● **Exercise requirements**
Reproduce the material word for word; the images stay out.

● **Data lines**
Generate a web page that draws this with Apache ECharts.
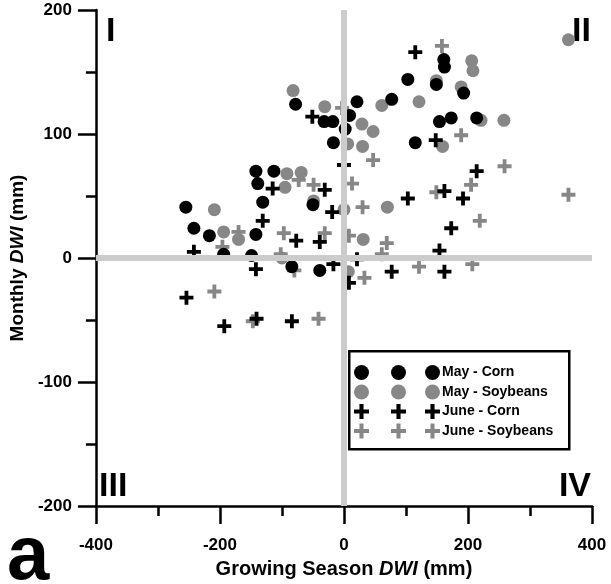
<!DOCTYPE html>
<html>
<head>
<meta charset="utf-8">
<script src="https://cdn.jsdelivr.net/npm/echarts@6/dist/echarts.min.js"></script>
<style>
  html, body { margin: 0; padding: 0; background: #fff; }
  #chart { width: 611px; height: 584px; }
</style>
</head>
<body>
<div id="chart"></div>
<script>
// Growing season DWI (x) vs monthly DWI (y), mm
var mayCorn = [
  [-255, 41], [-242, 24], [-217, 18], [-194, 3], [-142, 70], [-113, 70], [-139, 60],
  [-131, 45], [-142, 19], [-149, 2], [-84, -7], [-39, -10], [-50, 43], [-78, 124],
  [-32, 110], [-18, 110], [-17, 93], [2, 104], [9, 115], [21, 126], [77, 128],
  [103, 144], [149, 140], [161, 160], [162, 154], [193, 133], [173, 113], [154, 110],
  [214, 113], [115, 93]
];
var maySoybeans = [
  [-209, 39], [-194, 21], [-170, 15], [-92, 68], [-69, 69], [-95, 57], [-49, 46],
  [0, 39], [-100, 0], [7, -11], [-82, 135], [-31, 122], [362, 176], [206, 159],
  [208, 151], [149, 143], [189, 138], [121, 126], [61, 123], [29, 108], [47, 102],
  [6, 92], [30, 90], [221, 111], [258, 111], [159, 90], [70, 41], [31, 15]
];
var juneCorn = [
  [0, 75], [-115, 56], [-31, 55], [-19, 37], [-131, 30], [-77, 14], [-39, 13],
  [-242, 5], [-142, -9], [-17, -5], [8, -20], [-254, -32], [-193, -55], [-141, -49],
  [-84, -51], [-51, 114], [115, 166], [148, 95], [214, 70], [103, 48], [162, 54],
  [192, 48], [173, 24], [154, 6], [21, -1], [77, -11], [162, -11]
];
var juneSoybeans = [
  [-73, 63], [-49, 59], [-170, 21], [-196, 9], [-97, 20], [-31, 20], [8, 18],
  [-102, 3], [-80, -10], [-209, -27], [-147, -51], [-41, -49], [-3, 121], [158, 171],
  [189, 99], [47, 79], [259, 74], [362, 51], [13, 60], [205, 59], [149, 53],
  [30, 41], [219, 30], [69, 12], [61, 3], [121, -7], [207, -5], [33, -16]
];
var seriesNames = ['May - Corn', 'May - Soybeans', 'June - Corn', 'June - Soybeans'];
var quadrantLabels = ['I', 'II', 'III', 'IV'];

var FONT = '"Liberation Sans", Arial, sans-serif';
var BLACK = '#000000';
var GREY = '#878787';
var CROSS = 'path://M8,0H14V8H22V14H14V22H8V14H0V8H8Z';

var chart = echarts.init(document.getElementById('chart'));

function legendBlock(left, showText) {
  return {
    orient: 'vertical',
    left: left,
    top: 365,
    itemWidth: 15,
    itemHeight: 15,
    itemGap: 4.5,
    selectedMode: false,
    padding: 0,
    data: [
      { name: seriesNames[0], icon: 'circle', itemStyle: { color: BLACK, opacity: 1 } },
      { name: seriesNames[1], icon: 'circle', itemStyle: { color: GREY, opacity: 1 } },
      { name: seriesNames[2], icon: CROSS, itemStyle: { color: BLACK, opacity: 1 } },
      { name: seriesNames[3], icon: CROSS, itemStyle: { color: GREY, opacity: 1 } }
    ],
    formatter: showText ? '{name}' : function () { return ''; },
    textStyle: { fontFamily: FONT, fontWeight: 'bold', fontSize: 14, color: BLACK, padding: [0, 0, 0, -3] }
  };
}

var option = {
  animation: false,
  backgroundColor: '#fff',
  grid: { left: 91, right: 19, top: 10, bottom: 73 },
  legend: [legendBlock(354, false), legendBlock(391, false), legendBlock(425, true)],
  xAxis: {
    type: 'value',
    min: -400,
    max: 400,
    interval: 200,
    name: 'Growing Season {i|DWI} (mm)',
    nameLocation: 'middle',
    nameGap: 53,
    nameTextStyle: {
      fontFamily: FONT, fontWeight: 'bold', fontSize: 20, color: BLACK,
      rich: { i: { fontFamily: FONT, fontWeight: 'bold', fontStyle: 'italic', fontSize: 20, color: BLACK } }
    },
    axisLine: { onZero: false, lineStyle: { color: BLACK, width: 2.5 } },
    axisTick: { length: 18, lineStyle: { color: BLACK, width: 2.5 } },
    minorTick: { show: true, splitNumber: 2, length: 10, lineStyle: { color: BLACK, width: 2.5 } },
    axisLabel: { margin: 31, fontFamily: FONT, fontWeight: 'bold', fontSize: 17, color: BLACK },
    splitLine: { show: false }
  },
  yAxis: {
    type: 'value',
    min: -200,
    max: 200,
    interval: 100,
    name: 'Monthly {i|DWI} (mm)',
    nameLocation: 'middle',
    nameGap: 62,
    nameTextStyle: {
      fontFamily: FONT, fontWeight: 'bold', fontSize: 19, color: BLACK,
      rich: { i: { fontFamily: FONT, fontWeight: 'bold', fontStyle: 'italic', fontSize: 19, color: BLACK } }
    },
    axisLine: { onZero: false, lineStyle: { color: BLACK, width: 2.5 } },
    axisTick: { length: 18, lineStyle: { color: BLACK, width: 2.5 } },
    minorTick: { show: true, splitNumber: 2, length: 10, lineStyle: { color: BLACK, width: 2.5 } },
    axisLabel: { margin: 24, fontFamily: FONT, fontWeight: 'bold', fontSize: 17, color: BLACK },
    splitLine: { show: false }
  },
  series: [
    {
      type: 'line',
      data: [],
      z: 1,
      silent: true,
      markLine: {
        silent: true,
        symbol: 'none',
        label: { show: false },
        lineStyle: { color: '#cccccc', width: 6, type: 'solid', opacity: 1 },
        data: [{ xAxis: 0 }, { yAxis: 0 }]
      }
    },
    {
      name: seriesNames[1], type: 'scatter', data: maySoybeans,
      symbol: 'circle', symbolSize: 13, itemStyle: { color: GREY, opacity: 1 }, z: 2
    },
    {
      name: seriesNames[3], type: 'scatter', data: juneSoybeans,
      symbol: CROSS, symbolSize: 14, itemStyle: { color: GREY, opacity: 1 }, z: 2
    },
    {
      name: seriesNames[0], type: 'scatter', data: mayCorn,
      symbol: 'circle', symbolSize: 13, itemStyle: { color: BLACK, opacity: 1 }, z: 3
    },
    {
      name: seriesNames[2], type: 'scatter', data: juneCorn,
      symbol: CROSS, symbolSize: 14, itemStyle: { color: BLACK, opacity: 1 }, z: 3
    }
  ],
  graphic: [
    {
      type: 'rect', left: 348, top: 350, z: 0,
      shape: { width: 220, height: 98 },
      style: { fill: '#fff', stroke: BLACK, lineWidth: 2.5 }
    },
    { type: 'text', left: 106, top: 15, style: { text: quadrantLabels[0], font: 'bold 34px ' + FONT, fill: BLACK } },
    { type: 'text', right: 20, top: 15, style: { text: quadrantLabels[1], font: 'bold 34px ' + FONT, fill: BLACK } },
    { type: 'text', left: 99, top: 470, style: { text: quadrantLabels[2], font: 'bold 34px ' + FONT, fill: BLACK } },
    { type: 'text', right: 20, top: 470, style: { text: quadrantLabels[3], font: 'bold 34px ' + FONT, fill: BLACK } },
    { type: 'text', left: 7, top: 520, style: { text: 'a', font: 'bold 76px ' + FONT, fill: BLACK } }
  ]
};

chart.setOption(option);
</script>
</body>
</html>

● **Full response**
Generate a web page that draws this with Apache ECharts.
<!DOCTYPE html>
<html>
<head>
<meta charset="utf-8">
<script src="https://cdn.jsdelivr.net/npm/echarts@6/dist/echarts.min.js"></script>
<style>
  html, body { margin: 0; padding: 0; background: #fff; }
  #chart { width: 611px; height: 584px; }
</style>
</head>
<body>
<div id="chart"></div>
<script>
// Growing season DWI (x) vs monthly DWI (y), mm
var mayCorn = [
  [-255, 41], [-242, 24], [-217, 18], [-194, 3], [-142, 70], [-113, 70], [-139, 60],
  [-131, 45], [-142, 19], [-149, 2], [-84, -7], [-39, -10], [-50, 43], [-78, 124],
  [-32, 110], [-18, 110], [-17, 93], [2, 104], [9, 115], [21, 126], [77, 128],
  [103, 144], [149, 140], [161, 160], [162, 154], [193, 133], [173, 113], [154, 110],
  [214, 113], [115, 93]
];
var maySoybeans = [
  [-209, 39], [-194, 21], [-170, 15], [-92, 68], [-69, 69], [-95, 57], [-49, 46],
  [0, 39], [-100, 0], [7, -11], [-82, 135], [-31, 122], [362, 176], [206, 159],
  [208, 151], [149, 143], [189, 138], [121, 126], [61, 123], [29, 108], [47, 102],
  [6, 92], [30, 90], [221, 111], [258, 111], [159, 90], [70, 41], [31, 15]
];
var juneCorn = [
  [0, 75], [-115, 56], [-31, 55], [-19, 37], [-131, 30], [-77, 14], [-39, 13],
  [-242, 5], [-142, -9], [-17, -5], [8, -20], [-254, -32], [-193, -55], [-141, -49],
  [-84, -51], [-51, 114], [115, 166], [148, 95], [214, 70], [103, 48], [162, 54],
  [192, 48], [173, 24], [154, 6], [21, -1], [77, -11], [162, -11]
];
var juneSoybeans = [
  [-73, 63], [-49, 59], [-170, 21], [-196, 9], [-97, 20], [-31, 20], [8, 18],
  [-102, 3], [-80, -10], [-209, -27], [-147, -51], [-41, -49], [-3, 121], [158, 171],
  [189, 99], [47, 79], [259, 74], [362, 51], [13, 60], [205, 59], [149, 53],
  [30, 41], [219, 30], [69, 12], [61, 3], [121, -7], [207, -5], [33, -16]
];
var seriesNames = ['May - Corn', 'May - Soybeans', 'June - Corn', 'June - Soybeans'];
var quadrantLabels = ['I', 'II', 'III', 'IV'];

var FONT = '"Liberation Sans", Arial, sans-serif';
var BLACK = '#000000';
var GREY = '#878787';
var CROSS = 'path://M8,0H14V8H22V14H14V22H8V14H0V8H8Z';

var chart = echarts.init(document.getElementById('chart'));

function legendBlock(left, showText) {
  return {
    orient: 'vertical',
    left: left,
    top: 365,
    itemWidth: 15,
    itemHeight: 15,
    itemGap: 4.5,
    selectedMode: false,
    padding: 0,
    data: [
      { name: seriesNames[0], icon: 'circle', itemStyle: { color: BLACK, opacity: 1 } },
      { name: seriesNames[1], icon: 'circle', itemStyle: { color: GREY, opacity: 1 } },
      { name: seriesNames[2], icon: CROSS, itemStyle: { color: BLACK, opacity: 1 } },
      { name: seriesNames[3], icon: CROSS, itemStyle: { color: GREY, opacity: 1 } }
    ],
    formatter: showText ? '{name}' : function () { return ''; },
    textStyle: { fontFamily: FONT, fontWeight: 'bold', fontSize: 14, color: BLACK, padding: [0, 0, 0, -3] }
  };
}

var option = {
  animation: false,
  backgroundColor: '#fff',
  grid: { left: 91, right: 19, top: 10, bottom: 73 },
  legend: [legendBlock(354, false), legendBlock(391, false), legendBlock(425, true)],
  xAxis: {
    type: 'value',
    min: -400,
    max: 400,
    interval: 200,
    name: 'Growing Season {i|DWI} (mm)',
    nameLocation: 'middle',
    nameGap: 53,
    nameTextStyle: {
      fontFamily: FONT, fontWeight: 'bold', fontSize: 20, color: BLACK,
      rich: { i: { fontFamily: FONT, fontWeight: 'bold', fontStyle: 'italic', fontSize: 20, color: BLACK } }
    },
    axisLine: { onZero: false, lineStyle: { color: BLACK, width: 2.5 } },
    axisTick: { length: 18, lineStyle: { color: BLACK, width: 2.5 } },
    minorTick: { show: true, splitNumber: 2, length: 10, lineStyle: { color: BLACK, width: 2.5 } },
    axisLabel: { margin: 31, fontFamily: FONT, fontWeight: 'bold', fontSize: 17, color: BLACK },
    splitLine: { show: false }
  },
  yAxis: {
    type: 'value',
    min: -200,
    max: 200,
    interval: 100,
    name: 'Monthly {i|DWI} (mm)',
    nameLocation: 'middle',
    nameGap: 62,
    nameTextStyle: {
      fontFamily: FONT, fontWeight: 'bold', fontSize: 19, color: BLACK,
      rich: { i: { fontFamily: FONT, fontWeight: 'bold', fontStyle: 'italic', fontSize: 19, color: BLACK } }
    },
    axisLine: { onZero: false, lineStyle: { color: BLACK, width: 2.5 } },
    axisTick: { length: 18, lineStyle: { color: BLACK, width: 2.5 } },
    minorTick: { show: true, splitNumber: 2, length: 10, lineStyle: { color: BLACK, width: 2.5 } },
    axisLabel: { margin: 24, fontFamily: FONT, fontWeight: 'bold', fontSize: 17, color: BLACK },
    splitLine: { show: false }
  },
  series: [
    {
      type: 'line',
      data: [],
      z: 1,
      silent: true,
      markLine: {
        silent: true,
        symbol: 'none',
        label: { show: false },
        lineStyle: { color: '#cccccc', width: 6, type: 'solid', opacity: 1 },
        data: [{ xAxis: 0 }, { yAxis: 0 }]
      }
    },
    {
      name: seriesNames[1], type: 'scatter', data: maySoybeans,
      symbol: 'circle', symbolSize: 13, itemStyle: { color: GREY, opacity: 1 }, z: 2
    },
    {
      name: seriesNames[3], type: 'scatter', data: juneSoybeans,
      symbol: CROSS, symbolSize: 14, itemStyle: { color: GREY, opacity: 1 }, z: 2
    },
    {
      name: seriesNames[0], type: 'scatter', data: mayCorn,
      symbol: 'circle', symbolSize: 13, itemStyle: { color: BLACK, opacity: 1 }, z: 3
    },
    {
      name: seriesNames[2], type: 'scatter', data: juneCorn,
      symbol: CROSS, symbolSize: 14, itemStyle: { color: BLACK, opacity: 1 }, z: 3
    }
  ],
  graphic: [
    {
      type: 'rect', left: 348, top: 350, z: 0,
      shape: { width: 220, height: 98 },
      style: { fill: '#fff', stroke: BLACK, lineWidth: 2.5 }
    },
    { type: 'text', left: 106, top: 15, style: { text: quadrantLabels[0], font: 'bold 34px ' + FONT, fill: BLACK } },
    { type: 'text', right: 20, top: 15, style: { text: quadrantLabels[1], font: 'bold 34px ' + FONT, fill: BLACK } },
    { type: 'text', left: 99, top: 470, style: { text: quadrantLabels[2], font: 'bold 34px ' + FONT, fill: BLACK } },
    { type: 'text', right: 20, top: 470, style: { text: quadrantLabels[3], font: 'bold 34px ' + FONT, fill: BLACK } },
    { type: 'text', left: 7, top: 520, style: { text: 'a', font: 'bold 76px ' + FONT, fill: BLACK } }
  ]
};

chart.setOption(option);
</script>
</body>
</html>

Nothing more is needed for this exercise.